Nous venions avant tout en pensant à l'ensemble de la population Syrienne. Cependant, la population qui a été la plus ciblée, dans les régions reprises par l'Etat Islamique et Jabhat al-Nosra ont toujours été – en priorité – les populations chrétiennes. Je dis bien "en priorité", dans la mesure où j'ai conscience que les premières victimes, en terme de nombre, de ces mouvances terroristes sont les musulmans eux-mêmes. C'est aussi, il me semble, un besoin que peuvent avoir ces communautés de chrétiens d'Orient et de Syrie.

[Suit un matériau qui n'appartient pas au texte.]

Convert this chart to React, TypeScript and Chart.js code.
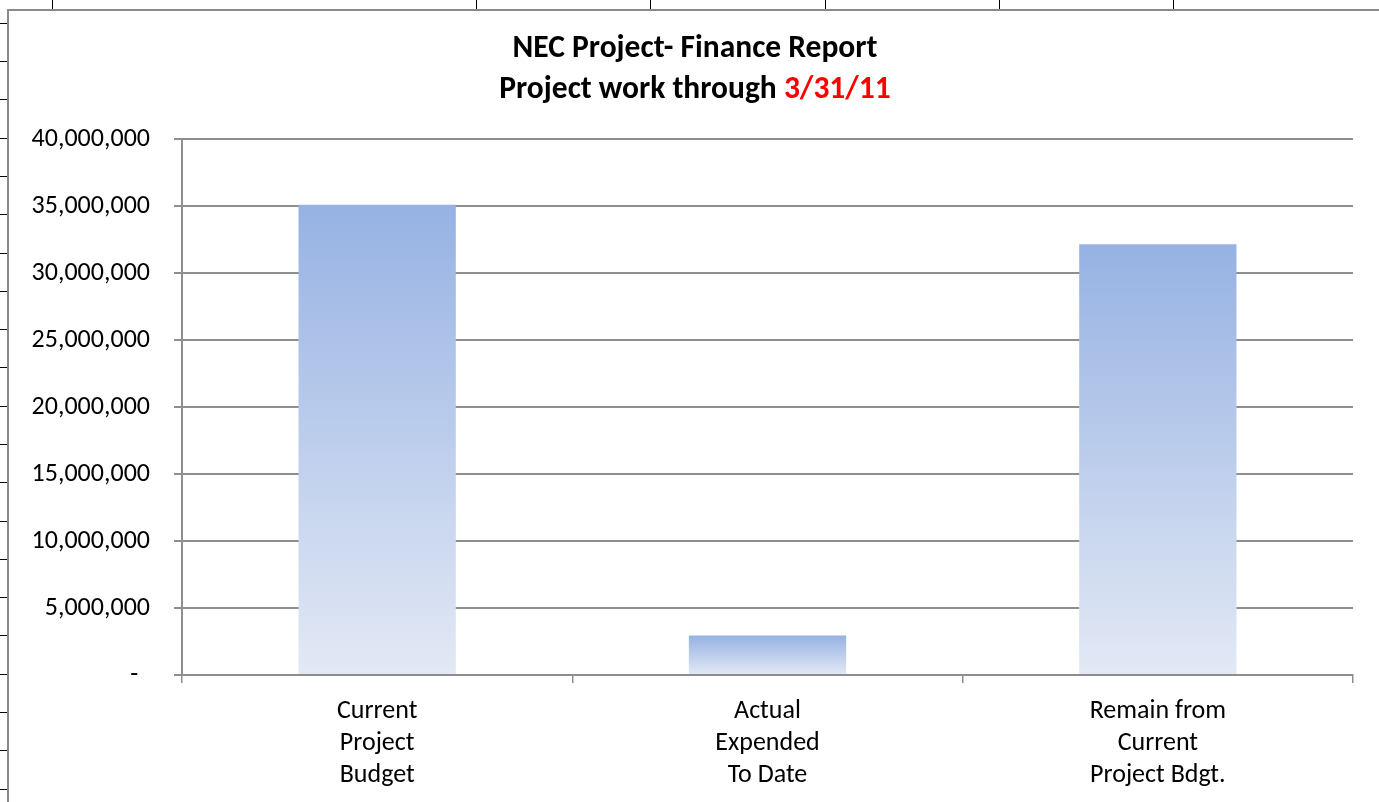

Il est important de montrer qu'on s'occupe d'eux, qu'on ne les oublie pas. Mais nous avons rencontré la totalité des représentants de communautés, qu'il s'agisse des chrétiens ; des orthodoxes, du grand Mufti… Cela s'est fait dans un lieu hautement symbolique, puisqu'il s'agit de la Grande Mosquée des Omeyyades, plus grand lieu de culte de Damas, où se réunissent aussi bien catholiques et musulmans pour prier. Elle accueille les reliques de Saint Jean-Baptiste. 

Julien Rochedy vous accompagnait lors dans cette expédition, pourquoi ? Il s'est pris en photo avec Assad comme on se photographie avec une star. Ce dérapage n'entache-t-il pas gravement votre démarche ?

La délégation a été composée par l'association. J'avoue que je ne savais pas que Julien Rochedy avait été responsable des jeunes du Front National, de la même façon que je doute que le nom du responsable des jeunes du Parti socialiste actuel soit particulièrement connu. Je le dis, bien que rien n'oblige à me croire : j'ignorais qui était Julien Rochedy ! Il ne m'a été présenté que comme un chef d'entreprise et je concède ne pas être allé creuser. Son tweet était bien évidemment déplacé, cependant rappelons que dans une délégation de trente personnes, chacun est libre de faire ce qu'il souhaite sur les réseaux sociaux et qu'il en est le seul responsable.

Cette démarche a effectivement totalement dénaturé notre travail. J'en suis furieux : ne serait-ce que parce que les gens n'ont retenu que ce dérapage. Le tweet est, à mon sens, réservé aux vedettes et aux amis, mais pas aux chefs d'Etat.